Probably the most famous baseball transaction of all time was the sale of a player. The Red Sox sold Babe Ruth to the Yankees akin to how soccer clubs still sell players today. However, we hardly ever see transactions like that in baseball anymore. Every once a in a while you see a guy get traded for future considerations that wind up being cash, or the sending teams agree to pay the receiving team a part of the player’s salary, or the receiving teams sends a player and cash to the sending team in exchange for the player. However, you don’t really ever see a team straight-up buy a player from another team. Is there any reason for this? Part of me vaugly recalls that the commissioners office might have blocked transactions like that back in the 60’s or 70’s as “agains the interests of the game” or something like that, and I think there was an issue with cash changing hands in the Arod to the Red Sox trade that got nixed by the unions. Still, as I pointed out above, cash or partial-cash deals still happen from time to time. So, if the Yankees offered the Blue Jays $50 million for Roy Hallady, is there a rule that would stop the deal from happening? I asume there is since it doesn’t happen, but I haven’t been able to find a definitive answer via google.
No rule in and of itself. Bowie Kuhn stopped Charlie Finlay from selling Catfish Hunter for cash under his blanket power to stop actions “detrimental to the game.” Later, Hunter became a free agent.
It’s not done as much these days because the teams generally have plenty of money and getting a player – any player – is better. A sale of Halladay to the Yankees would certainly get scrutiny by the commissioner’s office (though I doubt Bud Selig would have the guts to void it), but for a lesser player, it can easily be done.
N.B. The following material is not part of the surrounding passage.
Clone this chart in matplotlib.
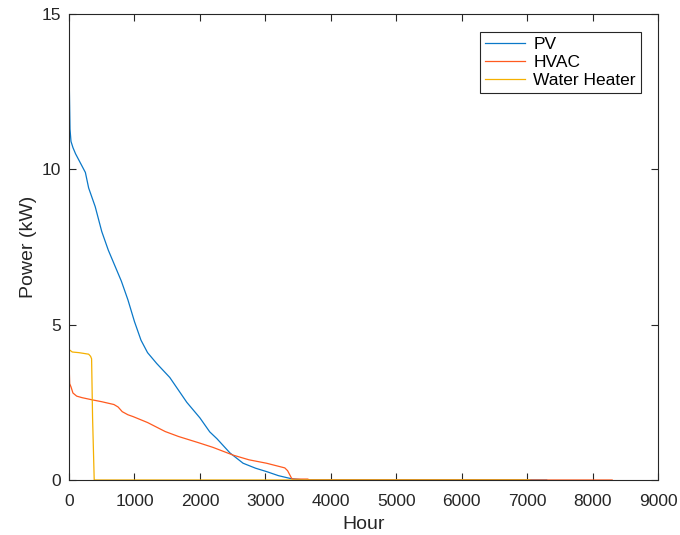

I’m surprised that if it isn’t banned outright that it doesn’t happen more often. For example, the Mets suck right now and the “talk” is that they really can’t do much in the trade market because they don’t have any prospects that other teams are interested in. They do however, have lots of money. You would think that trying to buy players from the Pirates or the Marlins would be a good alternative.
Actually, the sales blocked were those of Joe Rudi, Rollie Fingers, and Vida Blue. Hunter had already left.
I’m pretty sure there’s a rule against cash sales–I can’t find it online, but sports stories allude to it and it isn’t necessarily something MLB would publish. No prominent player has been sold outright for cash in recent decades. Of course, there are ways to pass money “under the table”–for example, accepting an overpaid player that you don’t really want, as part of a deal, to lighten the payroll of the opposite team.
The commissioner has to approve cash sales above a certain dollar value. That’s the Finley Rule.
But a deal looks better to the fans if there’s some warm body or two coming back in return, and warm bodies are plentiful.
Remember, the big cash sales were at a point when the owners were not multibillionares and there was no TV income. Teams would often have financial problems and would sell players to stay afloat. This was, BTW, standard in the minor leagues prior to the farm system – a team would make ends meet by selling their best players to another team higher up in the food chain.
Connie Mack twice broke up great teams because he couldn’t afford to pay them, and got a large sum of cash in the transactions.
At this point, the teams don’t need the money – or, at least, the amount of money they would get without the commissioner’s approval. Since the money isn’t going to help them, it’s not an inducement to trade. Players – even minor leaguers – are a better deal because there’s a chance they’ll be useful.
In addition, the low-level players they can get cheap in a trade they can just as easily get cheap in the free agent market and save the money (they’ll have to pay any player a salary, anyway, and you can probably sign a free agent player to a minor league contract and pay them less than buying a major league player).
As Fredy noted, Catfish Hunter was long gone by the time Bowie Kuhn stepped in to stop Charlie Finley from selling off players. Catfish became a free agent and signed with the Yankees at the end of the 1975 season. Shorlty afterward, the reserve clause was abolished, and a host of veteran players were due to become free agents at the end of 1976.
Many of Charlie Finley’s best players were going to become free agents, and FInley saw that he was going to lose them and get NOTHING in return. He tried to sell off their contracts, just so that it wouldn’t be a TOTAL loss. At that point, the inept and dishonest Bowie Kuhn, who had always hated Finley, stepped in and voided the sales. As a result, the A’s dynasty was destroyed. Finley lost all thoise free agents, and received no compensation of any kind for them.
Finley was forced to sell off the team soon afterward. He claimed (and I believed him) that all he wanted was to get some money that he could pour back into his scouting and minor league system. Bowie Kuhn’s actions made that impossible.
Finley found it hilarious that, a few ywears later, Kuhn and the owners forced a 1981 work stoppage on the grounds that… owners who lost free agents were entitled to compensation!!!